2011年9月5日星期一
History of the Causeway
The history of the causeway started in 1909 when the Johor State Railway to Johor Bahru was completed. The connection to Singapore, then the administrative headquarters of British interests in South-East Asia, was via ferry.
Singapore was then serving as the entrepot for the rest of Malaya which included the Federated Malay States (FMS), the Straits Settlements of Penang and Malacca, plus the five (Unfederated) Malay States of Johor, Kelantan, Trengganu, Kedah and Perlis.
The ferry to Woodlands was a tedious means of negotiating the Straits of Johor. Only six goods wagons could be loaded on to one ferry. Goods trucks using the ferry service numbered 11,500 in 1911. As the trade in rubber and other primary agricultural commodities and tin increased, this truck convoy grew to 54,000 in 1917, necessitating round the clock operations.
So a decision was made to connect Singapore and Kuala Lumpur with the railway line; in short, the ferry was to be replaced by tracks over a bridge or a causeway.
The design for a causeway by Messrs Coode, Fizmaurice, Wilson and Mitchell of Westminster was adopted and the contract awarded to Topham, Jones & Railton Ltd of London. In December 1919, Herbert Fancott, supervising engineer for the contractor, arrived with a large party of tough navy gangers and set up the first work camp at Woodlands, then considered the "most unhealthy spot in Singapore", with its native occupants of snakes, scorpions and centipedes.
In 1952, on his retirement, Fancott - who came to supervise one project but stayed a lifetime - recalled the "wild days" of the Causeway's construction.
The Causeway was one of the largest engineering projects of its time - 60 feet wide on top for carrying two railway tracks and a 26-feet-wide roadway spanning 3,465 feet from Johor Bahru to Woodlands.
The average depth of the waters was 46 feet and 10 culverts of 5-foot diameter were inserted to prevent accumulation of floating refuse near the lock, built near the Johor side.
It was the incorporation of the electrically operated bridge and lock, which made the Causeway then such an amazing engineering feat for its time. A rolling lift-bridge spanned the lock, elevating the railway and roadway to allow passage of small vessels. The moving parts weighed some 570 tons. This feature was later abandoned as being too disruptive to the increasing traffic across the Causeway.
In addition, the Causeway also carried the water pipelines from the Johor catchment's reservoirs to Singapore and treated water from Singapore to Johor Bahru. Communication wires and cables were also securely built in.

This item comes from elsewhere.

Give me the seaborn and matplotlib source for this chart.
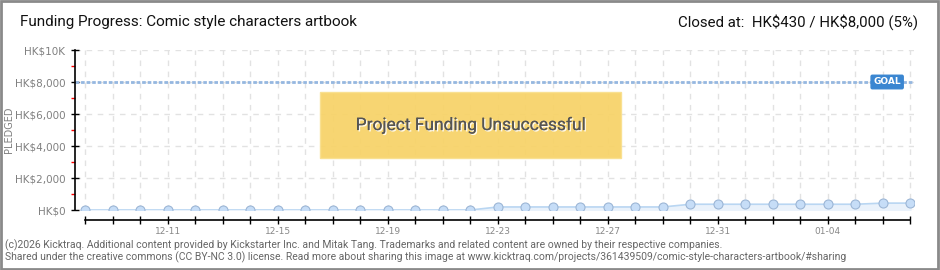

The Causeway cost 17 million Straits dollars, a princely sum in those days, considering that the annual expenditure for the whole colony was $28.3 million in 1924. The undertaking was managed primarily as a FMS Railway project under its general manager, Mr P.A. Anthony who was on the first official journey across the Johor Straits. The cost was reportedly "shared jointly" by the Federated Malay States, Johor and the Straits Settlements.